> _WHAT THE EXERCISE ASKS_
A single run of lines is to be printed exactly: starting at the line with "Write the D3.js code for this chart." and ending at the line with "152, 199.5, 247];", both included. Leave the pictures out.

> _INPUT RECORDS_

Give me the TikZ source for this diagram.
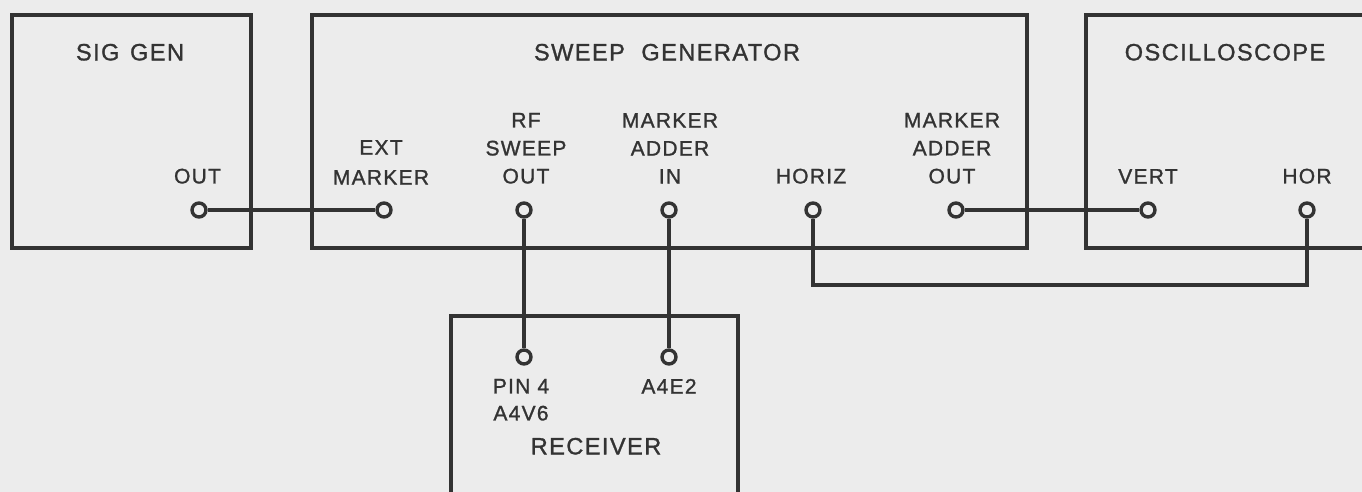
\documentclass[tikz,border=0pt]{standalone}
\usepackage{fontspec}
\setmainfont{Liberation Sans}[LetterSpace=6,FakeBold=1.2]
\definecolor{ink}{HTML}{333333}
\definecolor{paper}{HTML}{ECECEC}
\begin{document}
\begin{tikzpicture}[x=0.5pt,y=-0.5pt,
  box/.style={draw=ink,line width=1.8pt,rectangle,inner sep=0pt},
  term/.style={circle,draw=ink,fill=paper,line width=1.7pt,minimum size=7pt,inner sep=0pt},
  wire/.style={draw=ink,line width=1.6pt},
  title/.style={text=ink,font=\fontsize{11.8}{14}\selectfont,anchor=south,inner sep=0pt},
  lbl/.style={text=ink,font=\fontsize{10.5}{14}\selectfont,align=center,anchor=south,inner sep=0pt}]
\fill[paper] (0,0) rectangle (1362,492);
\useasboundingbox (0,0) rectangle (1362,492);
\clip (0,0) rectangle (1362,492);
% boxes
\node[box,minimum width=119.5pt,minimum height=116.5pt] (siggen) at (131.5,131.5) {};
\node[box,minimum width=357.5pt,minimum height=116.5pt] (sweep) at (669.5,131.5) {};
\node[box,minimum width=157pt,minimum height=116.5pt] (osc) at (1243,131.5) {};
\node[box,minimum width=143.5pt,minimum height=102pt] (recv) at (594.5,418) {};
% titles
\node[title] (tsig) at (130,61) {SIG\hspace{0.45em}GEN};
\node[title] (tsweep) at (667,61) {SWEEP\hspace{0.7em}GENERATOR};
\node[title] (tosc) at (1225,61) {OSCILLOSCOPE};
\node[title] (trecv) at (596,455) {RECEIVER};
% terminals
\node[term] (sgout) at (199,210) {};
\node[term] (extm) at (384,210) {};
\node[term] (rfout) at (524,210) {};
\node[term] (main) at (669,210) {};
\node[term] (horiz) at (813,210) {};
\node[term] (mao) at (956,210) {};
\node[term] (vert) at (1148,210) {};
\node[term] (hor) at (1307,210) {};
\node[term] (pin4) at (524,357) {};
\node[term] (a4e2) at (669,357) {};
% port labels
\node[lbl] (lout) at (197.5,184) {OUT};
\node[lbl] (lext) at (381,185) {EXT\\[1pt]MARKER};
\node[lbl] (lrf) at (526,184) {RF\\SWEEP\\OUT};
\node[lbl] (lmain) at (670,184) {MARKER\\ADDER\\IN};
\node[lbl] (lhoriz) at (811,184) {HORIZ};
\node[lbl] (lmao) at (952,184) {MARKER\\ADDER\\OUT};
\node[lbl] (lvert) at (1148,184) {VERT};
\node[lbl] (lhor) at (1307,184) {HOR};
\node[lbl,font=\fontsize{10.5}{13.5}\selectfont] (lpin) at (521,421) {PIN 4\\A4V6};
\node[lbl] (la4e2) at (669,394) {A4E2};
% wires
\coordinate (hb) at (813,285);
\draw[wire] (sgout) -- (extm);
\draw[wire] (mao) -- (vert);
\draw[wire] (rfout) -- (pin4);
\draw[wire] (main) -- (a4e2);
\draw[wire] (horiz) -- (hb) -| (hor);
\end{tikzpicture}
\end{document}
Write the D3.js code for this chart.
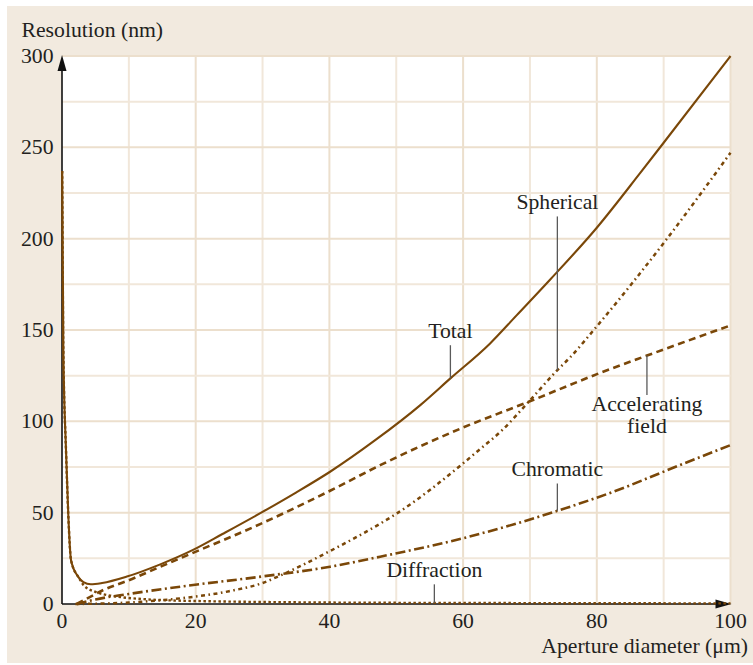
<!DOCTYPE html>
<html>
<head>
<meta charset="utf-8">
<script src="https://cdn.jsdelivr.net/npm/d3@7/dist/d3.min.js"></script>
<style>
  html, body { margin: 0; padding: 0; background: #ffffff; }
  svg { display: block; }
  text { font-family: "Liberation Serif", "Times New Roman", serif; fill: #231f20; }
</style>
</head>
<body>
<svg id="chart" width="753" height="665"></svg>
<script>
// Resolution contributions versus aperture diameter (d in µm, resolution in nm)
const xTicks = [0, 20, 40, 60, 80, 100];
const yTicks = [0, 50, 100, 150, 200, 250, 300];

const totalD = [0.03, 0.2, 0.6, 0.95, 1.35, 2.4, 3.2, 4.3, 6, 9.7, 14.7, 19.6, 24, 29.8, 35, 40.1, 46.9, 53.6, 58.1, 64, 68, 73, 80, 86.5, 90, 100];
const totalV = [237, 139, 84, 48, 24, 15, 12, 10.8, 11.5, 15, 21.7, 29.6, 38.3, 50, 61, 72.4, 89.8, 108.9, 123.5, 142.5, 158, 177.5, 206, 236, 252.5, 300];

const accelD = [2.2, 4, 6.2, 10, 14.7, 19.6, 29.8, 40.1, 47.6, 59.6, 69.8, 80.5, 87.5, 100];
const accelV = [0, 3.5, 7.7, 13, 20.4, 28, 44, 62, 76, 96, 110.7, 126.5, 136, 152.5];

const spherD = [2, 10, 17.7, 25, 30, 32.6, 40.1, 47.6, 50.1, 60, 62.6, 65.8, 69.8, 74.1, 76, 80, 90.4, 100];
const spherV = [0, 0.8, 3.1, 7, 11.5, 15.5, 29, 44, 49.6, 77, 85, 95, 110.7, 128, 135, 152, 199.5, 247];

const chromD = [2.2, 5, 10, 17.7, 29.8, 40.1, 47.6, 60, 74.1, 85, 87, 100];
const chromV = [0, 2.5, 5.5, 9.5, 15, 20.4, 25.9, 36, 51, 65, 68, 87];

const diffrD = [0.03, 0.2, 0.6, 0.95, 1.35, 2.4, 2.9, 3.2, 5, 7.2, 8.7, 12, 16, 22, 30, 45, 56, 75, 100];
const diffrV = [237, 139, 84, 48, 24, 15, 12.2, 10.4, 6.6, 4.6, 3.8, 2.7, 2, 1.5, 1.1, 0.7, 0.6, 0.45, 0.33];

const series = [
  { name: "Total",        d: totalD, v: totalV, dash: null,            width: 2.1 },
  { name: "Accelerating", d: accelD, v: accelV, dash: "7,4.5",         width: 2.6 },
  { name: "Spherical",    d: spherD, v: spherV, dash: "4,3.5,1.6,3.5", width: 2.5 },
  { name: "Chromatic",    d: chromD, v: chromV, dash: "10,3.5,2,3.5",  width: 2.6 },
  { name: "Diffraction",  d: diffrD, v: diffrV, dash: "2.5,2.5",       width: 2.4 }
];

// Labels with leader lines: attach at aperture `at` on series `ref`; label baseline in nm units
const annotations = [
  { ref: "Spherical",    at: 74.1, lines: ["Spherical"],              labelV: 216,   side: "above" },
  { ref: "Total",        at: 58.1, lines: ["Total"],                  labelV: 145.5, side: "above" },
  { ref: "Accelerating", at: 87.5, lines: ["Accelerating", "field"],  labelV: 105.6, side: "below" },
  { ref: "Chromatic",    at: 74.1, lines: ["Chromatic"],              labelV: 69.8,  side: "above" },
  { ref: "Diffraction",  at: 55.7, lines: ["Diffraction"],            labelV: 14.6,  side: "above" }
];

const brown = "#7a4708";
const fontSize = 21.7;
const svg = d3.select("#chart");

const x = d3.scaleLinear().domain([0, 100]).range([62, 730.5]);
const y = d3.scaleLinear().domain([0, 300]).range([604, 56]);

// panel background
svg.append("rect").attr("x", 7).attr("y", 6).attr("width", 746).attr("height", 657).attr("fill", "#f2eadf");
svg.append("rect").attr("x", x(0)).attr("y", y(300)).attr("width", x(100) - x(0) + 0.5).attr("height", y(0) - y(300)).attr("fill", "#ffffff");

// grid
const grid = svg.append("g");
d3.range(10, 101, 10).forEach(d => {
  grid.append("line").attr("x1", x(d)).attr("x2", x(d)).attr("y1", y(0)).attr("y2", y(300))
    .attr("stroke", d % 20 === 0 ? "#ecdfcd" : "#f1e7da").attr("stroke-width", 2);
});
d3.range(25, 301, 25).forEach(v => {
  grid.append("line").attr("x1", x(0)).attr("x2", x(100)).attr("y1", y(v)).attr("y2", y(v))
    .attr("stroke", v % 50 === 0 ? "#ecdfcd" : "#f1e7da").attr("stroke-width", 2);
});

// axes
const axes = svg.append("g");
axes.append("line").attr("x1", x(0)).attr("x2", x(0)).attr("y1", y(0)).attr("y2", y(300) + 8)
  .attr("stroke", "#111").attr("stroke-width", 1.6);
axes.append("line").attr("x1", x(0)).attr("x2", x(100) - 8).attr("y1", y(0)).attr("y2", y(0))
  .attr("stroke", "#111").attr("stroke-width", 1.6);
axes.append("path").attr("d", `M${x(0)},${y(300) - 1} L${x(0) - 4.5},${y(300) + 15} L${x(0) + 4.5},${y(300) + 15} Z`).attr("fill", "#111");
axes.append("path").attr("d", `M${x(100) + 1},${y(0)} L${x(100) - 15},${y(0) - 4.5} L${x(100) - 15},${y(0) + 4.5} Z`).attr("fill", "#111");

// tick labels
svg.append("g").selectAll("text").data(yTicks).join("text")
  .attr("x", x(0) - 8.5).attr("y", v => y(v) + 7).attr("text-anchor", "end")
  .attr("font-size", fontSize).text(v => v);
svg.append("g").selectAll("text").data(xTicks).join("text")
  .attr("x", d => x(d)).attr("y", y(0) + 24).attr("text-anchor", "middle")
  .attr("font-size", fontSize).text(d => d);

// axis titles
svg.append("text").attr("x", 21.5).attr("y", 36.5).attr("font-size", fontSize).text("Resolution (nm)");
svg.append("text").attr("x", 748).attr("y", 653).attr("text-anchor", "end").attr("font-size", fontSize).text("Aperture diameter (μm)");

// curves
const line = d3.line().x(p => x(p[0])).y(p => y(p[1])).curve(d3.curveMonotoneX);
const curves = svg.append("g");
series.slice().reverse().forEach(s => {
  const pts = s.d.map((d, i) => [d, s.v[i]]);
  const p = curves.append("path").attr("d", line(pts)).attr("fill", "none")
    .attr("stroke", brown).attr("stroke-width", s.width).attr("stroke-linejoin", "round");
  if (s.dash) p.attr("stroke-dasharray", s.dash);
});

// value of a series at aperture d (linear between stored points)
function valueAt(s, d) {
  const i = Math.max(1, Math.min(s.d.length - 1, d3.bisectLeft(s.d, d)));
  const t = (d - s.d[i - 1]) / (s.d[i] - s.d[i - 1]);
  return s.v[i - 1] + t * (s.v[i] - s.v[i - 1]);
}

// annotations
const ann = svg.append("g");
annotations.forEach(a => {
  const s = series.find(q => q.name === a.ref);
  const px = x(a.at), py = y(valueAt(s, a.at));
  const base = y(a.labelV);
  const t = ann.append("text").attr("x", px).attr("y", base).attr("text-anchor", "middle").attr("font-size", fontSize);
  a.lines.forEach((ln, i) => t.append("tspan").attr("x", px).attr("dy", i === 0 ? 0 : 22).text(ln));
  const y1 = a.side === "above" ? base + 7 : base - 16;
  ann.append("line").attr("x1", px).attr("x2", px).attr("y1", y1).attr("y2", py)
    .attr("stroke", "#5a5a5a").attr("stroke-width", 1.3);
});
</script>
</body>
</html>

> _TASK OUTPUT_
Write the D3.js code for this chart.
<!DOCTYPE html>
<html>
<head>
<meta charset="utf-8">
<script src="https://cdn.jsdelivr.net/npm/d3@7/dist/d3.min.js"></script>
<style>
  html, body { margin: 0; padding: 0; background: #ffffff; }
  svg { display: block; }
  text { font-family: "Liberation Serif", "Times New Roman", serif; fill: #231f20; }
</style>
</head>
<body>
<svg id="chart" width="753" height="665"></svg>
<script>
// Resolution contributions versus aperture diameter (d in µm, resolution in nm)
const xTicks = [0, 20, 40, 60, 80, 100];
const yTicks = [0, 50, 100, 150, 200, 250, 300];

const totalD = [0.03, 0.2, 0.6, 0.95, 1.35, 2.4, 3.2, 4.3, 6, 9.7, 14.7, 19.6, 24, 29.8, 35, 40.1, 46.9, 53.6, 58.1, 64, 68, 73, 80, 86.5, 90, 100];
const totalV = [237, 139, 84, 48, 24, 15, 12, 10.8, 11.5, 15, 21.7, 29.6, 38.3, 50, 61, 72.4, 89.8, 108.9, 123.5, 142.5, 158, 177.5, 206, 236, 252.5, 300];

const accelD = [2.2, 4, 6.2, 10, 14.7, 19.6, 29.8, 40.1, 47.6, 59.6, 69.8, 80.5, 87.5, 100];
const accelV = [0, 3.5, 7.7, 13, 20.4, 28, 44, 62, 76, 96, 110.7, 126.5, 136, 152.5];

const spherD = [2, 10, 17.7, 25, 30, 32.6, 40.1, 47.6, 50.1, 60, 62.6, 65.8, 69.8, 74.1, 76, 80, 90.4, 100];
const spherV = [0, 0.8, 3.1, 7, 11.5, 15.5, 29, 44, 49.6, 77, 85, 95, 110.7, 128, 135, 152, 199.5, 247];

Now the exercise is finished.